Exercise aim: Repeat verbatim the lines from the one containing "Write a Python" to the one containing "6000000, 7000000, 8000000, 9000000, 10000000]", ends included, minus any pictures.

= = = =

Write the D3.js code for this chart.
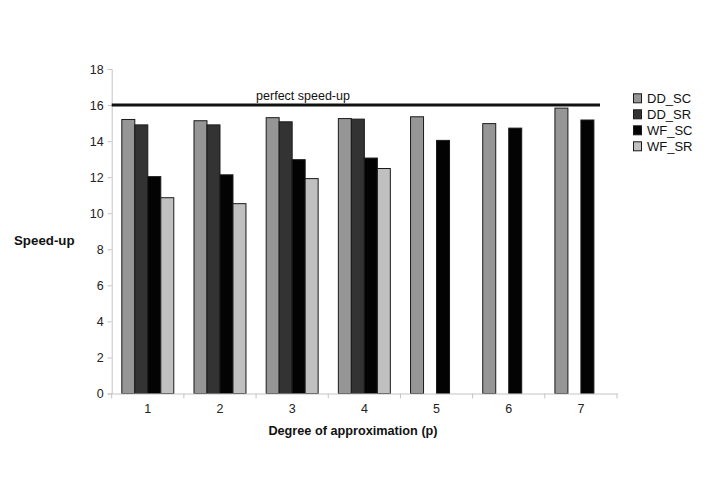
<!DOCTYPE html>
<html>
<head>
<meta charset="utf-8">
<script src="https://cdn.jsdelivr.net/npm/d3@7"></script>
<style>
  body { margin: 0; background: #fff; }
  text { font-family: "Liberation Sans", Arial, sans-serif; }
</style>
</head>
<body>
<div class="chart"></div>
<script>
const categories = ["1", "2", "3", "4", "5", "6", "7"];
const seriesNames = ["DD_SC", "DD_SR", "WF_SC", "WF_SR"];
const ddSC = [15.2, 15.13, 15.3, 15.25, 15.35, 14.97, 15.83];
const ddSR = [14.9, 14.9, 15.07, 15.22, null, null, null];
const wfSC = [12.03, 12.13, 12.97, 13.06, 14.04, 14.72, 15.17];
const wfSR = [10.86, 10.53, 11.92, 12.48, null, null, null];
const yTicks = [0, 2, 4, 6, 8, 10, 12, 14, 16, 18];
const perfect = 16;

const colors = ["#969696", "#333333", "#030303", "#c0c0c0"];
const seriesValues = [ddSC, ddSR, wfSC, wfSR];

const w = 708;
const h = 501;
const plotLeft = 111.7, plotRight = 617, plotTop = 69, plotBottom = 393.5;

const svg = d3.select(".chart")
    .append("svg")
    .attr("width", w)
    .attr("height", h);

const x0 = d3.scaleBand()
    .domain(categories)
    .range([plotLeft, plotRight])
    .padding(0);

const bw = x0.bandwidth();
const x1 = d3.scaleBand()
    .domain(seriesNames)
    .range([bw * 0.14, bw * 0.86])
    .padding(0);

const yScale = d3.scaleLinear()
    .domain([0, 18])
    .range([plotBottom, plotTop]);

// y axis
const yAxis = svg.append("g")
    .attr("transform", "translate(" + plotLeft + ",0)")
    .call(d3.axisLeft(yScale).tickValues(yTicks).tickSize(4).tickPadding(4));
yAxis.select(".domain").attr("stroke", "#c4c4c4");
yAxis.selectAll(".tick line").attr("stroke", "#c4c4c4");
yAxis.selectAll(".tick text")
    .attr("fill", "#222")
    .style("font-size", "12.5px");

// bars
const rows = [];
categories.forEach((c, i) => {
    seriesNames.forEach((s, j) => {
        const v = seriesValues[j][i];
        if (v != null) rows.push({ cat: c, series: s, value: v, color: colors[j] });
    });
});

svg.append("g")
    .selectAll("rect")
    .data(rows)
    .enter()
    .append("rect")
    .attr("x", d => x0(d.cat) + x1(d.series))
    .attr("y", d => yScale(d.value))
    .attr("width", x1.bandwidth())
    .attr("height", d => yScale(0) - yScale(d.value))
    .attr("fill", d => d.color)
    .attr("stroke", "#1a1a1a")
    .attr("stroke-width", 1);

// x axis
const xAxis = svg.append("g")
    .attr("transform", "translate(0," + plotBottom + ")")
    .call(d3.axisBottom(x0).tickSize(0).tickPadding(11));
xAxis.select(".domain").attr("stroke", "#c4c4c4");
xAxis.selectAll(".tick text")
    .attr("fill", "#222")
    .style("font-size", "12.5px");

svg.append("g")
    .selectAll("line")
    .data(categories.concat(["end"]))
    .enter()
    .append("line")
    .attr("x1", (d, i) => plotLeft + i * bw)
    .attr("x2", (d, i) => plotLeft + i * bw)
    .attr("y1", plotBottom)
    .attr("y2", plotBottom + 5)
    .attr("stroke", "#c4c4c4");

// perfect speed-up line
svg.append("line")
    .attr("x1", plotLeft)
    .attr("x2", 600)
    .attr("y1", yScale(perfect))
    .attr("y2", yScale(perfect))
    .attr("stroke", "#111")
    .attr("stroke-width", 3);

svg.append("text")
    .attr("x", 303)
    .attr("y", yScale(perfect) - 5)
    .attr("text-anchor", "middle")
    .attr("fill", "#111")
    .style("font-size", "12.5px")
    .text("perfect speed-up");

// axis titles
svg.append("text")
    .attr("x", 14)
    .attr("y", 245)
    .attr("font-weight", "bold")
    .attr("fill", "#111")
    .style("font-size", "13.3px")
    .text("Speed-up");

svg.append("text")
    .attr("x", 353)
    .attr("y", 435)
    .attr("text-anchor", "middle")
    .attr("font-weight", "bold")
    .attr("fill", "#111")
    .style("font-size", "12.7px")
    .text("Degree of approximation (p)");

// legend
const legend = svg.append("g")
    .selectAll("g")
    .data(seriesNames)
    .enter()
    .append("g")
    .attr("transform", (d, i) => "translate(633," + (98.3 + i * 16) + ")");

legend.append("rect")
    .attr("x", 0.5)
    .attr("y", -4.5)
    .attr("width", 8)
    .attr("height", 9)
    .attr("fill", (d, i) => colors[i])
    .attr("stroke", "#1a1a1a");

legend.append("text")
    .attr("x", 14)
    .attr("y", 4.8)
    .attr("fill", "#111")
    .style("font-size", "13px")
    .text(d => d);
</script>
</body>
</html>
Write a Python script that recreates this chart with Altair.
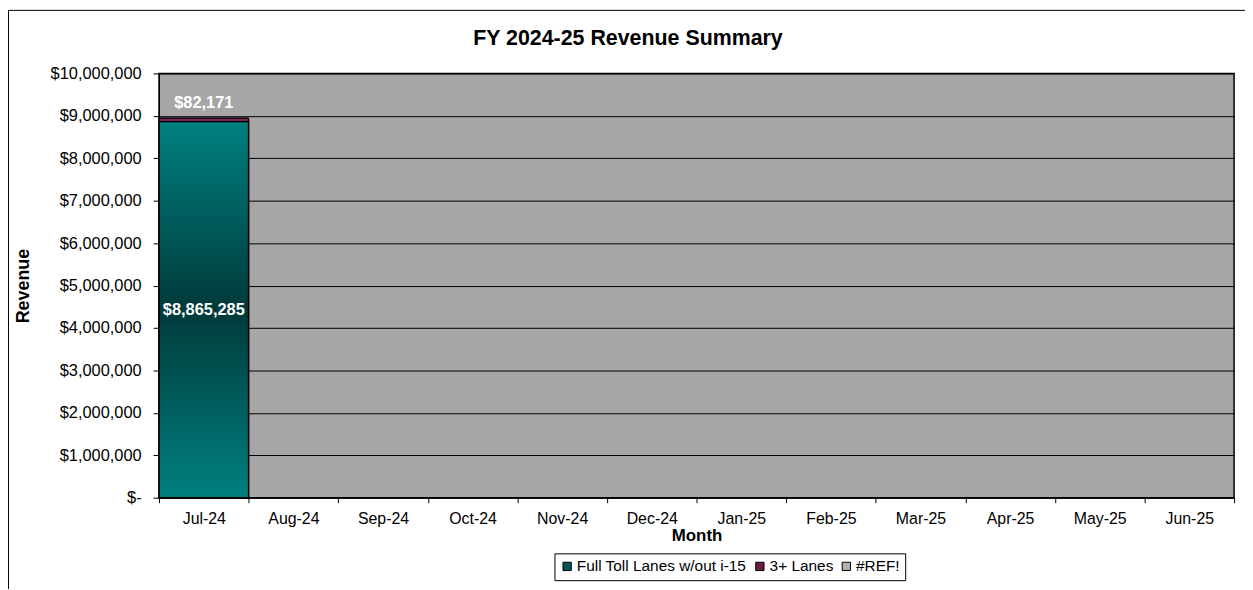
import altair as alt
import pandas as pd

months = ["Jul-24", "Aug-24", "Sep-24", "Oct-24", "Nov-24", "Dec-24",
          "Jan-25", "Feb-25", "Mar-25", "Apr-25", "May-25", "Jun-25"]
series = ["Full Toll Lanes w/out i-15", "3+ Lanes", "#REF!"]
full_toll = [8865285]
three_plus = [82171]
y_ticks = [0, 1000000, 2000000, 3000000, 4000000, 5000000,
           6000000, 7000000, 8000000, 9000000, 10000000]

rows = []
for i, v in enumerate(full_toll):
    rows.append({"month": months[i], "series": series[0], "order": 0, "value": v})
for i, v in enumerate(three_plus):
    rows.append({"month": months[i], "series": series[1], "order": 1, "value": v})
df = pd.DataFrame(rows)

FONT = "Liberation Sans"
W, H = 1082, 427

x_enc = alt.X("month:N", sort=months,
              scale=alt.Scale(domain=months, paddingInner=0, paddingOuter=0),
              axis=alt.Axis(title="Month", tickBand="extent", labelAngle=0,
                            labelFontSize=16, labelColor="#000", labelFont=FONT,
                            titleFontSize=17, titleFont=FONT, titleFontWeight="bold",
                            titleColor="#000", titlePadding=1, labelPadding=8,
                            tickSize=5, tickColor="#000", domainColor="#000",
                            grid=False))
y_scale = alt.Scale(domain=[0, 10000000], nice=False)


def stacked(c):
    return c.transform_stack(stack="value", groupby=["month"], as_=["y0", "y1"],
                             sort=[alt.SortField("order", order="ascending")])


base = stacked(alt.Chart(df)).mark_bar(stroke="#000", strokeWidth=1).encode(
    x=x_enc,
    y=alt.Y("y0:Q", scale=y_scale,
            axis=alt.Axis(title="Revenue", values=y_ticks,
                          labelExpr="datum.value == 0 ? '$-' : '$' + format(datum.value, ',')",
                          labelFontSize=16.5, labelColor="#000", labelFont=FONT,
                          titleFontSize=18, titleFont=FONT, titleFontWeight="bold",
                          titleX=-127, titleColor="#000",
                          tickSize=6, tickColor="#000", labelPadding=12,
                          domainColor="#000", grid=True, gridColor="#000",
                          gridWidth=1)),
    y2="y1:Q",
    color=alt.Color("series:N",
                    scale=alt.Scale(domain=series,
                                    range=["#005555", "#6b1a42", "#b0b0b0"]),
                    legend=alt.Legend(title=None, orient="none", legendX=398,
                                      legendY=483, direction="horizontal",
                                      symbolType="square", symbolSize=70,
                                      symbolStrokeColor="#000", symbolStrokeWidth=1,
                                      labelFontSize=15.5, labelFont=FONT,
                                      labelColor="#000", labelOffset=2,
                                      labelLimit=400,
                                      columnPadding=5, padding=5,
                                      strokeColor="#000", fillColor="#fff")),
)

teal_grad = alt.LinearGradient(
    gradient="linear", x1=0, x2=0, y1=0, y2=1,
    stops=[alt.GradientStop(offset=0, color="#008080"),
           alt.GradientStop(offset=0.5, color="#003a3a"),
           alt.GradientStop(offset=1, color="#008080")])
maroon_grad = alt.LinearGradient(
    gradient="linear", x1=0, x2=0, y1=0, y2=1,
    stops=[alt.GradientStop(offset=0, color="#4a0d2c"),
           alt.GradientStop(offset=0.5, color="#8c3366"),
           alt.GradientStop(offset=1, color="#4a0d2c")])

grad_full = stacked(alt.Chart(df)).transform_filter(
    alt.datum.series == series[0]).mark_bar(
    fill=teal_grad, stroke="#000", strokeWidth=1.5).encode(
    x=alt.X("month:N", sort=months), y=alt.Y("y0:Q", scale=y_scale), y2="y1:Q")
grad_three = stacked(alt.Chart(df)).transform_filter(
    alt.datum.series == series[1]).mark_bar(
    fill=maroon_grad, stroke="#000", strokeWidth=1).encode(
    x=alt.X("month:N", sort=months), y=alt.Y("y0:Q", scale=y_scale), y2="y1:Q")

lbl_full = stacked(alt.Chart(df)).transform_filter(
    alt.datum.series == series[0]).transform_calculate(
    mid="(datum.y0 + datum.y1) / 2",
    txt="'$' + format(datum.value, ',')").mark_text(
    color="#fff", fontWeight="bold", fontSize=16.5, font=FONT).encode(
    x=alt.X("month:N", sort=months), y=alt.Y("mid:Q", scale=y_scale), text="txt:N")
lbl_three = stacked(alt.Chart(df)).transform_filter(
    alt.datum.series == series[1]).transform_calculate(
    txt="'$' + format(datum.value, ',')").mark_text(
    color="#fff", fontWeight="bold", fontSize=16.5, font=FONT, dy=-15).encode(
    x=alt.X("month:N", sort=months), y=alt.Y("y1:Q", scale=y_scale), text="txt:N")

border = alt.Chart(pd.DataFrame({"k": [0]})).mark_rect(
    fill="transparent", stroke="#000", strokeWidth=1, clip=False).encode(
    x=alt.value(-151.5), x2=alt.value(W + 40), y=alt.value(-63.5), y2=alt.value(H + 200))

chart = alt.layer(border, base, grad_full, grad_three, lbl_full, lbl_three).properties(
    width=W, height=H,
    background="#fff",
    title=alt.TitleParams("FY 2024-25 Revenue Summary", fontSize=21.5, font=FONT,
                          fontWeight="bold", color="#000", anchor="middle",
                          frame="group", offset=0, dx=-69, dy=40),
    autosize=alt.AutoSizeParams(type="none"),
    padding={"left": 152, "top": 64, "right": 11, "bottom": 90},
).configure_view(fill="#a6a6a6", stroke="#000", strokeWidth=1.5)

chart.save("out.html", embed_options={"renderer": "svg", "actions": False})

= = = =

Solution:
Write a Python script that recreates this chart with Altair.
import altair as alt
import pandas as pd

months = ["Jul-24", "Aug-24", "Sep-24", "Oct-24", "Nov-24", "Dec-24",
          "Jan-25", "Feb-25", "Mar-25", "Apr-25", "May-25", "Jun-25"]
series = ["Full Toll Lanes w/out i-15", "3+ Lanes", "#REF!"]
full_toll = [8865285]
three_plus = [82171]
y_ticks = [0, 1000000, 2000000, 3000000, 4000000, 5000000,
           6000000, 7000000, 8000000, 9000000, 10000000]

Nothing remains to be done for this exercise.